In what is likely a political move, the Fed cited “deficiencies” in predicting how well Bank of America would perform during an economic downturn and “weaknesses” in its internal controls.

The Fed declined to clarify what either those “deficiencies” or “weaknesses” were, instead choosing to remain unapologetically unclear.

Despite its ambiguous criticism, the Fed opted to chew Bank of America out instead of rejecting its capital plan altogether, giving it a September deadline to resolve its nonspecific issues and resubmit its plan.

I’m all for government organizations overseeing big businesses, particularly when it comes to big banks, but the latest barrage of veiled critiques seems to be intentionally missing the point.

Juking The Stats

I don’t mean to portray Bank of America as an entirely blameless victim. BAC recently bought back $4 billion worth of its own shares. This is part of an emerging trend of several other big companies doing the same in various amounts that total in the billions.

While this can be interpreted as companies seeking new ways to invest in themselves due to expected growth and proof that others should follow suit, there’s also a lesser-known, artificial benefit to share buybacks.

When a company purchases its own shares, the amount of volume or available shares on the market is reduced. A company’s earnings are calculated by dividing total income over the amount of shares.

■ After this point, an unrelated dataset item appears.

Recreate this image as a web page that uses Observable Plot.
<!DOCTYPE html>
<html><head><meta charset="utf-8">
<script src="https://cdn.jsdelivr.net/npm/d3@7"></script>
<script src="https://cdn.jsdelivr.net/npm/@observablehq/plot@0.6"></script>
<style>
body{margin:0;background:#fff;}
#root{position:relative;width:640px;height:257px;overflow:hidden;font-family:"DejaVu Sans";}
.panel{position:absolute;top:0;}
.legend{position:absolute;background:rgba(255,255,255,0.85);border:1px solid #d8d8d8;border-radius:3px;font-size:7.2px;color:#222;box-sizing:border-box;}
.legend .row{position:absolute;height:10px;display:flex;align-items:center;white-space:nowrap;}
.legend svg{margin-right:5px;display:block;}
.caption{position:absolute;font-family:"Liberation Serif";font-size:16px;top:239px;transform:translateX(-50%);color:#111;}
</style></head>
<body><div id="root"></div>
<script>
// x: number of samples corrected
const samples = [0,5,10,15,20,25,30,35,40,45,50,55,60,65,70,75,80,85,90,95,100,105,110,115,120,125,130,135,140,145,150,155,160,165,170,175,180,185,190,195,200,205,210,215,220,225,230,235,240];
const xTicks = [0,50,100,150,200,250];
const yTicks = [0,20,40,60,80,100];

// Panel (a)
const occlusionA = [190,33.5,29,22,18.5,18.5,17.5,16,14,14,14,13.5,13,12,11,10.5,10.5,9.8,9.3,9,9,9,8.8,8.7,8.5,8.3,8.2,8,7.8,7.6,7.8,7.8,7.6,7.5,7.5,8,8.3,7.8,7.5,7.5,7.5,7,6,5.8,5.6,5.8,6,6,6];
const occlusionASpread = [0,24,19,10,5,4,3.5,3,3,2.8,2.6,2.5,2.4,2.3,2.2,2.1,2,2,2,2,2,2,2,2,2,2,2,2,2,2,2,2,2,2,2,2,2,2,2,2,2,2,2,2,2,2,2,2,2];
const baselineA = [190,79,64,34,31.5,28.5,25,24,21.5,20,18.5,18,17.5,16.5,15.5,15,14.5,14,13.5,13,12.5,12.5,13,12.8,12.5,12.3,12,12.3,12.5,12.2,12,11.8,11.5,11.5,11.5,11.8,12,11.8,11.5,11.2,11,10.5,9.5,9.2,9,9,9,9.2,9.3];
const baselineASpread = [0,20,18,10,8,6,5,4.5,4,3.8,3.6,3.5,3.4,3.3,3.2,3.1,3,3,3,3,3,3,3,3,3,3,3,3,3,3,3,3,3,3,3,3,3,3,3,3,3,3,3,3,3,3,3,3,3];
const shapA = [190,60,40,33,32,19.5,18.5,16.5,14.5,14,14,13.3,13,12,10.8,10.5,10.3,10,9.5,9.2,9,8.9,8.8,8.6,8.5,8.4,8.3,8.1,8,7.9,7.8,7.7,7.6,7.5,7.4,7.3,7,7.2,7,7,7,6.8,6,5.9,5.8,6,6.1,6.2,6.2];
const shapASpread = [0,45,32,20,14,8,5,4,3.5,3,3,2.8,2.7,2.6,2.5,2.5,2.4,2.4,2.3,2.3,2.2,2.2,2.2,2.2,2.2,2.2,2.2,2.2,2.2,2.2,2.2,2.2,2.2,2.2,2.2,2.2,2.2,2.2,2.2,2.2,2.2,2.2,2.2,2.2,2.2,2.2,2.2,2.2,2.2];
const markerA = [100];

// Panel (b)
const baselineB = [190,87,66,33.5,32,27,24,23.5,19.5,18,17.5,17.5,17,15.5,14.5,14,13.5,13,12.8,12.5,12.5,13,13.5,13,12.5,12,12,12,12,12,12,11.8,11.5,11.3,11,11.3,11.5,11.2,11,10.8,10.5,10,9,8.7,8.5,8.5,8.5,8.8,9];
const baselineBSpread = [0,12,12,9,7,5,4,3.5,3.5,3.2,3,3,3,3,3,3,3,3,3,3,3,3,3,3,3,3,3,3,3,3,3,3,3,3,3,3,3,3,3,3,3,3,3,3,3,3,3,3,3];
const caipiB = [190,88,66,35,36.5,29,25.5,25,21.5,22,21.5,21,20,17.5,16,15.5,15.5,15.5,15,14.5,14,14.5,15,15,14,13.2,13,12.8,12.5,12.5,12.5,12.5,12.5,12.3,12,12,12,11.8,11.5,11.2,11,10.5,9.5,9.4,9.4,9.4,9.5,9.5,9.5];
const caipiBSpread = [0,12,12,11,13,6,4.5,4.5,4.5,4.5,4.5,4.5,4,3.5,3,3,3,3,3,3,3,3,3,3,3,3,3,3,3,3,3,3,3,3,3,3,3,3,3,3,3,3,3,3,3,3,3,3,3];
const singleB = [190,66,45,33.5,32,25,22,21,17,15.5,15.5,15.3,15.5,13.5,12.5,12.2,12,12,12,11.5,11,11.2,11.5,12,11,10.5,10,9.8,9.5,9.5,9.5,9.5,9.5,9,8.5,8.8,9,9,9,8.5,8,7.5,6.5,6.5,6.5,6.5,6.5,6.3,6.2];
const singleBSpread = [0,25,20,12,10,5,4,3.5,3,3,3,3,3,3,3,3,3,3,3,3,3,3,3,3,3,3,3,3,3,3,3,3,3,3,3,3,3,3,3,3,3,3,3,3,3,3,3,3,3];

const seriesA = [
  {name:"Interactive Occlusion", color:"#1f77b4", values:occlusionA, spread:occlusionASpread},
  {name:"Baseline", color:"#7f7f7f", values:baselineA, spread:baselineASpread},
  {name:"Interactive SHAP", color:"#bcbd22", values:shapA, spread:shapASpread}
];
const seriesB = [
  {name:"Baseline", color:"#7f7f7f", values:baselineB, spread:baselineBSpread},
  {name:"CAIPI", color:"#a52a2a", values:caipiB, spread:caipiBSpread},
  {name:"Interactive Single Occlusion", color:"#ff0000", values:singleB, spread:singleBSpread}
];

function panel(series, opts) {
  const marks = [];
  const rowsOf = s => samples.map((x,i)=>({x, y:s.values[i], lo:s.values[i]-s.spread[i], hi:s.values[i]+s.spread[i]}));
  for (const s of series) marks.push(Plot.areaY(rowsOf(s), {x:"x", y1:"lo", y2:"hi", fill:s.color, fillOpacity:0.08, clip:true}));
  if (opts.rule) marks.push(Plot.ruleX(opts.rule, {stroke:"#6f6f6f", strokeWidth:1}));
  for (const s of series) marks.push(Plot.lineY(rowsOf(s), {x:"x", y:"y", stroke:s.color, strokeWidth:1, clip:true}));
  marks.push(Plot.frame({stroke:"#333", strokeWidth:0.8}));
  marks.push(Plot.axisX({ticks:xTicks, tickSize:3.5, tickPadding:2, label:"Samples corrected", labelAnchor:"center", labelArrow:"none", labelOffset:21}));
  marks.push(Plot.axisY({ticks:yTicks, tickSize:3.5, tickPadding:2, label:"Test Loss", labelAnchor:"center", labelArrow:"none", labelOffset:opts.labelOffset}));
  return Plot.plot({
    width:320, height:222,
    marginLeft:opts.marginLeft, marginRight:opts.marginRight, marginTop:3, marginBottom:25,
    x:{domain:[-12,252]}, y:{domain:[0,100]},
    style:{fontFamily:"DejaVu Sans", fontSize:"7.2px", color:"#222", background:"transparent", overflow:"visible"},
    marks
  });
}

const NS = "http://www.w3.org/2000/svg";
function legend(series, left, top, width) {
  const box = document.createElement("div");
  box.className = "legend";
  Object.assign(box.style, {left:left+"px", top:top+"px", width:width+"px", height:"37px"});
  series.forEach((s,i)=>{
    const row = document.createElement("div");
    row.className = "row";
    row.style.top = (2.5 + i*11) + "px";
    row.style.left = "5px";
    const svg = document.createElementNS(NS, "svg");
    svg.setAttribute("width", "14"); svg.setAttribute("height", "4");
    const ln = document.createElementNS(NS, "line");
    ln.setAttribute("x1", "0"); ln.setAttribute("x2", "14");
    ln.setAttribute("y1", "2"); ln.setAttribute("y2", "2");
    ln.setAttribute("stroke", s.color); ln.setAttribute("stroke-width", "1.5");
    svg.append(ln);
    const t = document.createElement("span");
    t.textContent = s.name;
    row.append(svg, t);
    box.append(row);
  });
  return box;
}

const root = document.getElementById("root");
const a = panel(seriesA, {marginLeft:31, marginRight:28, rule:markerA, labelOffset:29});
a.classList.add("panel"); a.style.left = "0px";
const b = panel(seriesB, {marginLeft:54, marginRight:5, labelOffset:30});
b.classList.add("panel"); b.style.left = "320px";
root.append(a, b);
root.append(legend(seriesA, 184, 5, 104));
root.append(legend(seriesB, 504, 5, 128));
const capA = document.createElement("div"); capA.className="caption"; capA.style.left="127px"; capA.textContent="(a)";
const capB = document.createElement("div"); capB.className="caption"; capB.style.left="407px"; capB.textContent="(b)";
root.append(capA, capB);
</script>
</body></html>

If there are fewer shares on the market, anyone who calculates a given company’s earnings will come up with a bigger, manufactured number.

Bad Business

So not only did Bank of America spend $4 billion to attract new investors under false pretenses, but it passed on an opportunity to raise its dividends, which would not only attract new investors as well, but would also be good business for everyone.

Any company that beats average projected earnings is a big deal, and a company that misrepresents itself in order to do so isn’t a company that I would recommend to anyone.

If share buybacks are to become the new trend for companies with big coffers, what’s to stop them from buying back shares a couple days before the deadlines for announcing quarterly results in order to beat earnings?

Share buybacks do not constitute a positive market change. They simply remove shares from the market, lowering the divisor for earnings-per-share (EPS) calculations, which benefits the higher-ups at the companies in question and no one else.

In the interest of seeing a healthy, expanding market, companies must represent themselves accurately, not reduce the amount of shares at the first sign of trouble.